Heritage Senate Relations Director Brian Darling notes:

President Obama’s nominee to the U.S. Supreme Court, 2nd Circuit Judge Sonia Sotomayor, owes the American people an explanation on her view of the Second Amendment. Most nominees come before the Senate Judiciary Committee and refuse to answer questions about hot-button issues such as abortion, gay marriage, gun rights and the death penalty. But Sotomayor shouldn’t be allowed to skirt the Second Amendment issue, because she cosigned a decision in a case earlier this year that exhibited a dismissive and hostile view of the right to bear arms. … during the past few months the Senate has voted three times on pro-gun legislation. Each of these legislative amendments passed with overwhelming bipartisan margins.
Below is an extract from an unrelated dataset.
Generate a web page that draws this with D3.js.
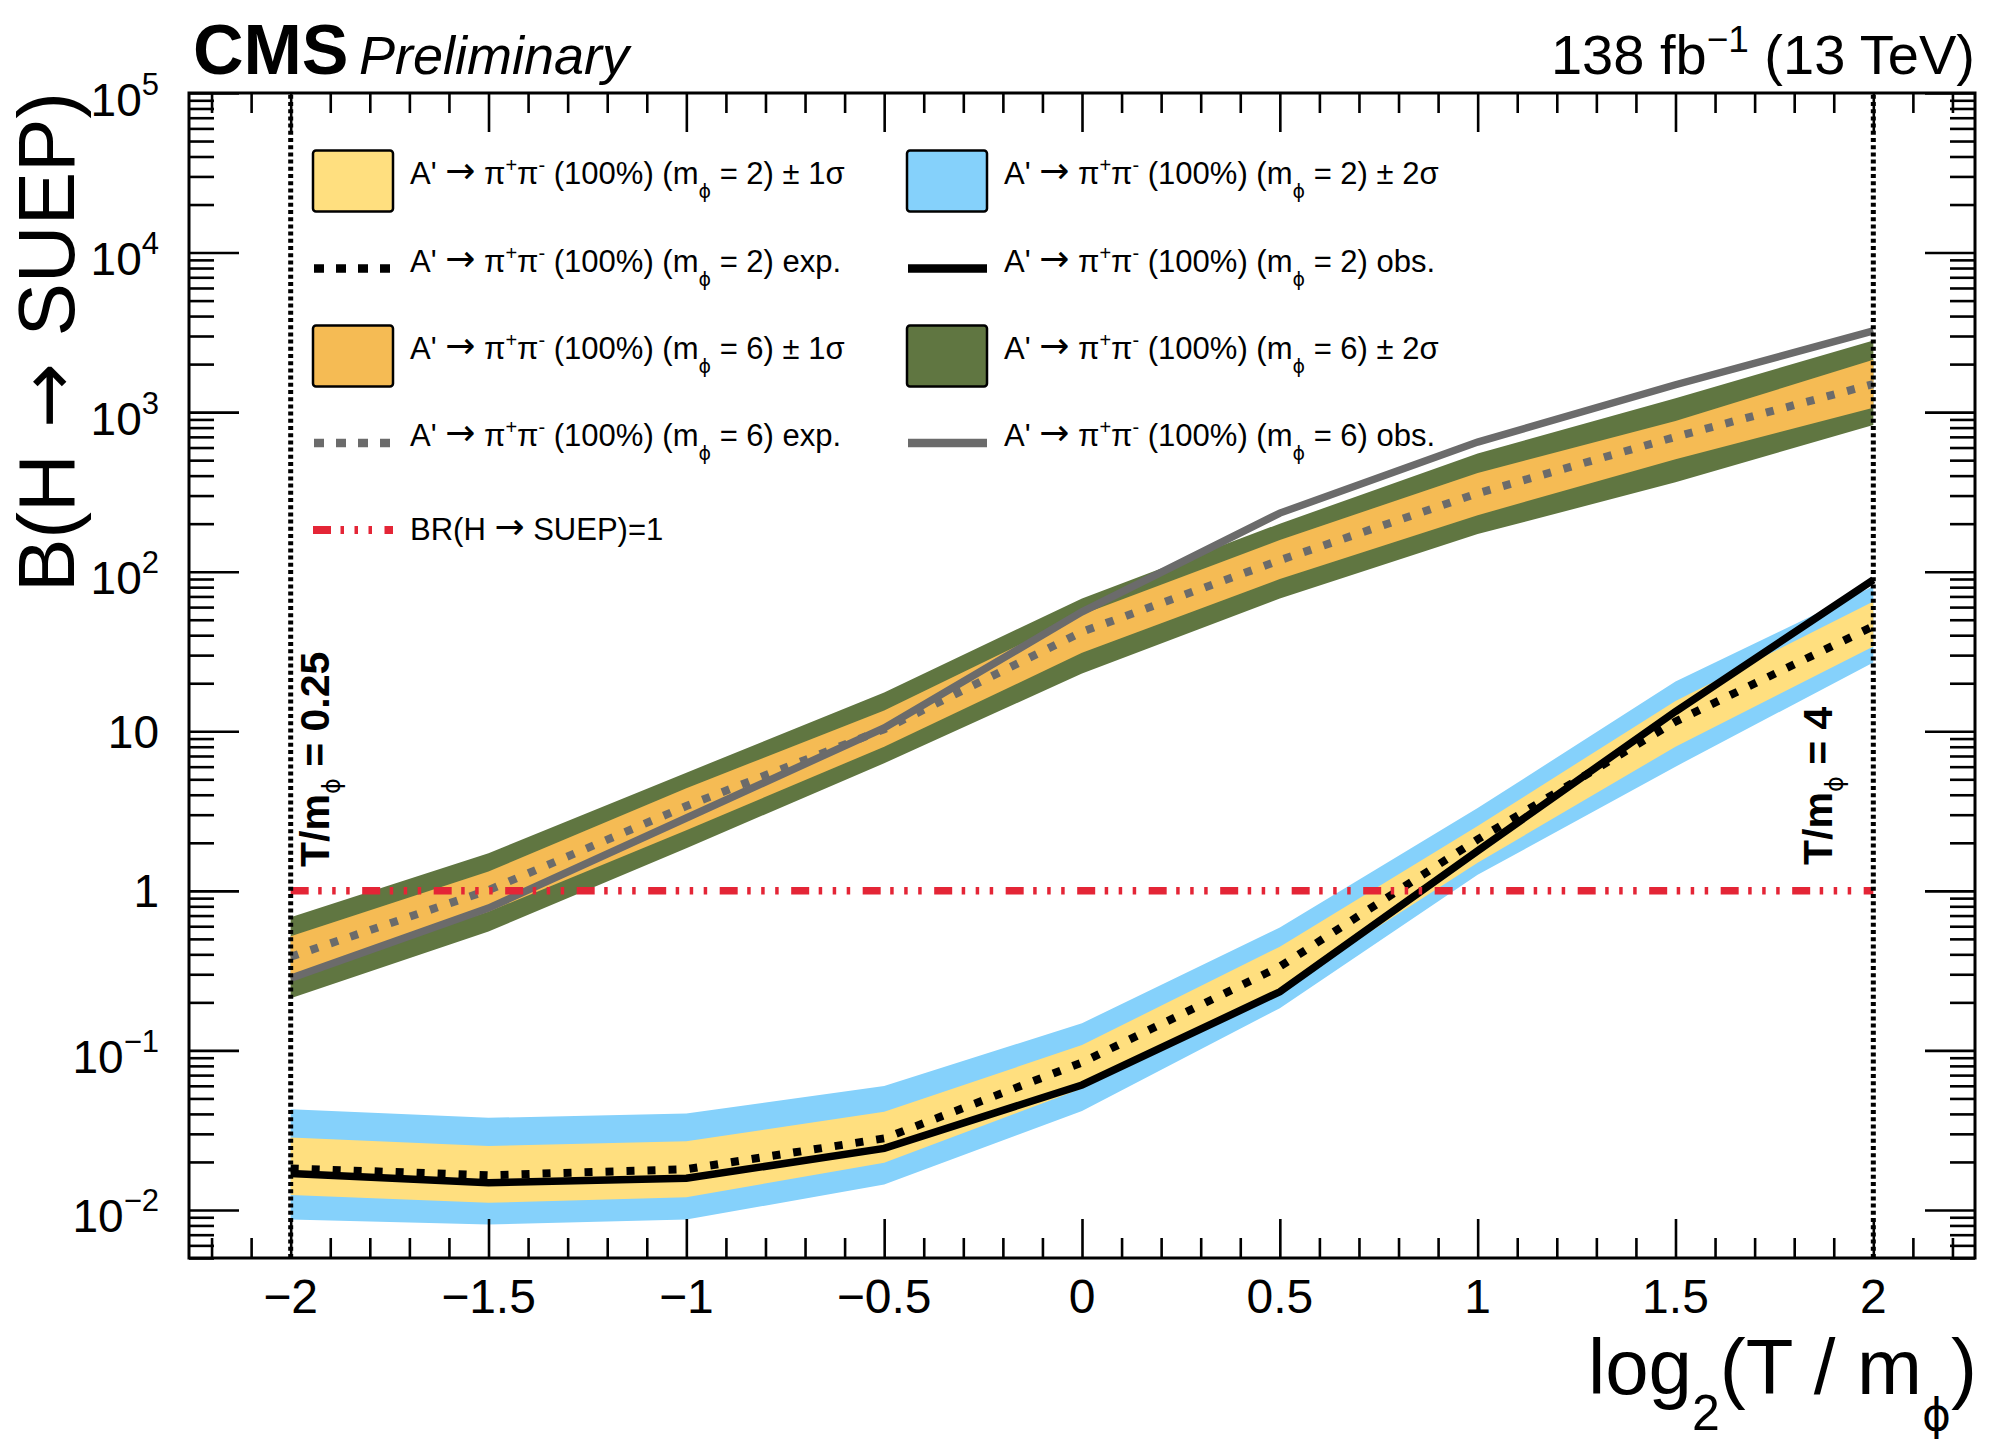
<!DOCTYPE html>
<html><head><meta charset="utf-8">
<script src="https://cdn.jsdelivr.net/npm/d3@7"></script>
<style>body{margin:0;background:#fff} text{font-family:"Liberation Sans",Arial,Helvetica,sans-serif;fill:#000} .sym{font-family:"DejaVu Sans",sans-serif}</style>
</head><body><svg id="c" width="1999" height="1441"></svg>
<script>
// ---- data ----
const xVals = [-2, -1.5, -1, -0.5, 0, 0.5, 1, 1.5, 2];
// m_phi = 2
const m2Exp = [0.0182, 0.0165, 0.0180, 0.0281, 0.084, 0.335, 2.1, 11.5, 45.5];
const m2Obs = [0.0169, 0.0148, 0.0158, 0.0243, 0.0607, 0.233, 1.78, 13.3, 89];
const m2Up1 = [0.0285, 0.0252, 0.027, 0.0412, 0.108, 0.447, 2.55, 15.5, 65];
const m2Dn1 = [0.0124, 0.0111, 0.012, 0.0198, 0.0578, 0.239, 1.5, 8.0, 34];
const m2Up2 = [0.0427, 0.0378, 0.0403, 0.0598, 0.148, 0.589, 3.3, 20.5, 81];
const m2Dn2 = [0.0087, 0.0081, 0.0087, 0.01445, 0.0417, 0.184, 1.26, 6.0, 27];
// m_phi = 6
const m6Exp = [0.386, 1.01, 3.4, 10.3, 42, 118, 310, 700, 1500];
const m6Obs = [0.283, 0.78, 2.86, 10.5, 56, 233, 649, 1485, 3228];
const m6Up1 = [0.52, 1.32, 4.4, 13.5, 54, 158, 416, 880, 2130];
const m6Dn1 = [0.297, 0.74, 2.4, 8.0, 31, 90, 226, 506, 1066];
const m6Up2 = [0.684, 1.72, 5.5, 17.5, 68, 200, 550, 1224, 2810];
const m6Dn2 = [0.212, 0.556, 1.85, 6.3, 23, 68, 172, 363, 831];
// reference lines
const brLine = [1, 1];
const brX = [-2, 2];
const boundaryX = [-2, 2];
const boundaryLabels = ["0.25", "4"];
// ticks
const xMajor = [-2, -1.5, -1, -0.5, 0, 0.5, 1, 1.5, 2];
const xTickLabels = ["\u22122", "\u22121.5", "\u22121", "\u22120.5", "0", "0.5", "1", "1.5", "2"];
const xMinor = [-2.2,-2.1,-1.9,-1.8,-1.7,-1.6,-1.4,-1.3,-1.2,-1.1,-0.9,-0.8,-0.7,-0.6,-0.4,-0.3,-0.2,-0.1,
                0.1,0.2,0.3,0.4,0.6,0.7,0.8,0.9,1.1,1.2,1.3,1.4,1.6,1.7,1.8,1.9,2.1,2.2];
const yMajor = [1e-2, 1e-1, 1, 10, 1e2, 1e3, 1e4, 1e5];
const yTickBase = ["10", "10", "1", "10", "10", "10", "10", "10"];
const yTickExp = ["\u22122", "\u22121", "", "", "2", "3", "4", "5"];
const yMinorMant = [2,3,4,5,6,7,8,9];
const yMinorDec = [-3,-2,-1,0,1,2,3,4];
// legend
const legendMass = ["2", "2", "6", "6"];
const legendLeftSuffix = ["\u00b1 1\u03c3", "exp.", "\u00b1 1\u03c3", "exp."];
const legendRightSuffix = ["\u00b1 2\u03c3", "obs.", "\u00b1 2\u03c3", "obs."];

// ---- colours ----
const C = {yel:"#FFDF7F", blu:"#85D1FB", ora:"#F5BB54", grn:"#607641", gray:"#6b6b6b", red:"#E42536"};
const PHI = "\u03d5", ARROW = "\u2192";

// ---- layout ----
const W = 1999, H = 1441;
const F = {l:189, r:1975, t:93, b:1258};
const x = d3.scaleLinear().domain([-2.257, 2.257]).range([F.l, F.r]);
const y = d3.scaleLog().domain([0.005, 1e5]).range([F.b, F.t]);

const svg = d3.select("#c");
svg.append("rect").attr("width", W).attr("height", H).attr("fill", "#fff");
svg.append("clipPath").attr("id","fr").append("rect")
   .attr("x",F.l).attr("y",F.t).attr("width",F.r-F.l).attr("height",F.b-F.t);
const plot = svg.append("g").attr("clip-path","url(#fr)");

const band = (lo, hi) => d3.area().x((d,i)=>x(xVals[i])).y0((d,i)=>y(lo[i])).y1((d,i)=>y(hi[i]))(xVals);
const line = (v) => d3.line().x((d,i)=>x(xVals[i])).y((d,i)=>y(v[i]))(xVals);

// upper (m=6)
plot.append("path").attr("d", band(m6Dn2, m6Up2)).attr("fill", C.grn);
plot.append("path").attr("d", band(m6Dn1, m6Up1)).attr("fill", C.ora);
plot.append("path").attr("d", line(m6Exp)).attr("fill","none").attr("stroke",C.gray).attr("stroke-width",8).attr("stroke-dasharray","8,13");
plot.append("path").attr("d", line(m6Obs)).attr("fill","none").attr("stroke",C.gray).attr("stroke-width",7.5);
// lower (m=2)
plot.append("path").attr("d", band(m2Dn2, m2Up2)).attr("fill", C.blu);
plot.append("path").attr("d", band(m2Dn1, m2Up1)).attr("fill", C.yel);
plot.append("path").attr("d", line(m2Exp)).attr("fill","none").attr("stroke","#000").attr("stroke-width",8).attr("stroke-dasharray","8,13");
plot.append("path").attr("d", line(m2Obs)).attr("fill","none").attr("stroke","#000").attr("stroke-width",7.5);

// BR = 1 line
const redDash = "18,9.5,3.5,10.5,3.5,10.5,3.5,12.5";
plot.append("path").attr("d", d3.line().x((d,i)=>x(brX[i])).y((d,i)=>y(brLine[i]))(brX))
   .attr("stroke",C.red).attr("stroke-width",7.5).attr("fill","none").attr("stroke-dasharray",redDash);

// boundary lines
boundaryX.forEach(v=>{
  plot.append("path").attr("d", d3.line()([[x(v), y(0.005)],[x(v), y(1e5)]]))
    .attr("stroke","#000").attr("stroke-width",5).attr("stroke-dasharray","4,3.2").attr("fill","none");
});
// boundary labels
const bl = [{v:-2, dx:38, yy:867}, {v:2, dx:-41, yy:865}];
bl.forEach((b,i)=>{
  const t = svg.append("text").attr("transform",`translate(${x(b.v)+b.dx},${b.yy}) rotate(-90)`)
     .attr("font-size",41).attr("font-weight","bold");
  t.append("tspan").text("T/m");
  t.append("tspan").attr("class","sym").attr("font-weight","normal").attr("font-size",24).attr("dy",11).text(PHI);
  t.append("tspan").attr("dy",-11).text(" = " + boundaryLabels[i]);
});

// ---- axes ----
const tk = (sel)=>{ sel.select(".domain").remove(); sel.selectAll("line").attr("stroke","#000").attr("stroke-width",2.6); };
svg.append("g").attr("transform",`translate(0,${F.b})`).call(d3.axisBottom(x).tickValues(xMajor).tickSize(-39).tickSizeOuter(0).tickFormat("")).call(tk);
svg.append("g").attr("transform",`translate(0,${F.b})`).call(d3.axisBottom(x).tickValues(xMinor).tickSize(-20).tickSizeOuter(0).tickFormat("")).call(tk);
svg.append("g").attr("transform",`translate(0,${F.t})`).call(d3.axisTop(x).tickValues(xMajor).tickSize(-39).tickSizeOuter(0).tickFormat("")).call(tk);
svg.append("g").attr("transform",`translate(0,${F.t})`).call(d3.axisTop(x).tickValues(xMinor).tickSize(-20).tickSizeOuter(0).tickFormat("")).call(tk);
const yMinor = [];
yMinorDec.forEach(d=>yMinorMant.forEach(m=>{const v=m*Math.pow(10,d); if(v>=0.005 && v<1e5) yMinor.push(v);}));
svg.append("g").attr("transform",`translate(${F.l},0)`).call(d3.axisLeft(y).tickValues(yMajor).tickSize(-50).tickSizeOuter(0).tickFormat("")).call(tk);
svg.append("g").attr("transform",`translate(${F.l},0)`).call(d3.axisLeft(y).tickValues(yMinor).tickSize(-25).tickSizeOuter(0).tickFormat("")).call(tk);
svg.append("g").attr("transform",`translate(${F.r},0)`).call(d3.axisRight(y).tickValues(yMajor).tickSize(-50).tickSizeOuter(0).tickFormat("")).call(tk);
svg.append("g").attr("transform",`translate(${F.r},0)`).call(d3.axisRight(y).tickValues(yMinor).tickSize(-25).tickSizeOuter(0).tickFormat("")).call(tk);
svg.append("rect").attr("x",F.l).attr("y",F.t).attr("width",F.r-F.l).attr("height",F.b-F.t)
   .attr("fill","none").attr("stroke","#000").attr("stroke-width",3);

// x tick labels
xMajor.forEach((v,i)=>{
  svg.append("text").attr("x",x(v)).attr("y",1313).attr("text-anchor","middle").attr("font-size",48).text(xTickLabels[i]);
});
// y tick labels
yMajor.forEach((v,i)=>{
  const yy = y(v);
  const t = svg.append("text").attr("x",159).attr("text-anchor","end").attr("font-size",46);
  if (yTickExp[i]) {
    t.attr("y", yy+22.5);
    t.append("tspan").text(yTickBase[i]);
    t.append("tspan").attr("font-size",31).attr("dy",-21).text(yTickExp[i]);
  } else {
    t.attr("y", yy+16.5).text(yTickBase[i]);
  }
});

// axis titles
const xt = svg.append("text").attr("x",1977).attr("y",1394).attr("text-anchor","end").attr("font-size",78);
xt.append("tspan").text("log");
xt.append("tspan").attr("font-size",50).attr("dy",36).text("2");
xt.append("tspan").attr("dy",-36).text("(T / m");
xt.append("tspan").attr("class","sym").attr("font-size",44).attr("dy",36).text(PHI);
xt.append("tspan").attr("dy",-36).text(")");

const yt = svg.append("text").attr("transform","translate(74,92) rotate(-90)").attr("text-anchor","end").attr("font-size",80);
yt.append("tspan").text("B(H ");
yt.append("tspan").attr("class","sym").attr("font-size",78).attr("dx",4).text(ARROW);
yt.append("tspan").attr("dx",4).text(" SUEP)");

// header
svg.append("text").attr("x",193).attr("y",74).attr("font-size",70).attr("font-weight","bold").text("CMS");
svg.append("text").attr("x",359).attr("y",74).attr("font-size",54).attr("font-style","italic").text("Preliminary");
const lum = svg.append("text").attr("x",1975).attr("y",74).attr("text-anchor","end").attr("font-size",56);
lum.append("tspan").text("138 fb");
lum.append("tspan").attr("font-size",37).attr("dy",-22).text("\u22121");
lum.append("tspan").attr("dy",22).text(" (13 TeV)");

// ---- legend ----
const rowY = [181, 268.5, 356, 443, 530];
const colBox = [313, 907];
const colTxt = [410, 1004];
function legText(xx, yy, mass, suffix){
  const t = svg.append("text").attr("x",xx).attr("y",yy).attr("font-size",31);
  t.append("tspan").text("A' ");
  t.append("tspan").attr("class","sym").attr("font-size",36).attr("dy",-1).text(ARROW);
  t.append("tspan").attr("dy",1).text(" \u03c0");
  t.append("tspan").attr("font-size",20).attr("dy",-12).text("+");
  t.append("tspan").attr("dy",12).text("\u03c0");
  t.append("tspan").attr("font-size",20).attr("dy",-12).text("-");
  t.append("tspan").attr("dy",12).text(" (100%) (m");
  t.append("tspan").attr("class","sym").attr("font-size",19).attr("dy",14).text(PHI);
  t.append("tspan").attr("dy",-14).text(" = " + mass + ") " + suffix);
}
const legendFill = [[C.yel, C.blu], null, [C.ora, C.grn], null];
const legendLine = [null, [["#000","8,13"],["#000",null]], null, [[C.gray,"8,13"],[C.gray,null]]];
for (let r=0; r<4; r++){
  for (let c=0; c<2; c++){
    if (legendFill[r]) {
      svg.append("rect").attr("x",colBox[c]).attr("y",rowY[r]-30.5).attr("width",80).attr("height",61)
        .attr("rx",3).attr("fill",legendFill[r][c]).attr("stroke","#000").attr("stroke-width",2.5);
    } else {
      const [col, dash] = legendLine[r][c];
      const p = svg.append("line").attr("x1",colBox[c]+1).attr("x2",colBox[c]+80).attr("y1",rowY[r]).attr("y2",rowY[r])
        .attr("stroke",col).attr("stroke-width",8.5);
      if (dash) p.attr("stroke-dasharray","10,12");
    }
    legText(colTxt[c], rowY[r]+3, legendMass[r], c===0 ? legendLeftSuffix[r] : legendRightSuffix[r]);
  }
}
svg.append("line").attr("x1",colBox[0]).attr("x2",colBox[0]+80).attr("y1",rowY[4]).attr("y2",rowY[4])
  .attr("stroke",C.red).attr("stroke-width",8).attr("stroke-dasharray",redDash);
const br = svg.append("text").attr("x",colTxt[0]).attr("y",rowY[4]+10).attr("font-size",31);
br.append("tspan").text("BR(H ");
br.append("tspan").attr("class","sym").attr("font-size",36).attr("dy",-1).text(ARROW);
br.append("tspan").attr("dy",1).text(" SUEP)=1");
</script></body></html>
Clearly, the view that the Second Amendment protects an individual’s right to own and carry a weapon is held by more Senators than the view that the Second Amendment is an empty phrase.

But what about that recent Seventh Circuit opinion holding that the Second Amendment is not incorporated against the states? Heritage fellow Robert Alt distinguishes the two cases:

In light of the Seventh Circuit’s opinion in NRA v. City of Chicago, holding that Supreme Court precedent binds the court to hold that the Second Amendment does not apply to the states, it is useful to note a key distinction between that case and Sotomayor’s in Maloney v. Cuomo. Notably, in Maloney, Sotomayor joined an opinion finding that New York’s weapons law did not “interfere[] with a fundamental right.” (She had expressed similar views pre-Heller, when she joined an unpublished opinion stating that “the right to possess a gun is clearly not a fundamental right.”) As such, Sotomayor has the distinction of having voted with the only court of appeals decision to so denigrate Second Amendment rights after Heller. The Ninth Circuit in Nordyke v. King found that the right to bear arms is a fundamental right deeply rooted in this nation’s history and tradition, and the Seventh Circuit in NRA, applying what Eugene Volokh ably dissects as undue judicial restraint, did not speak to the question.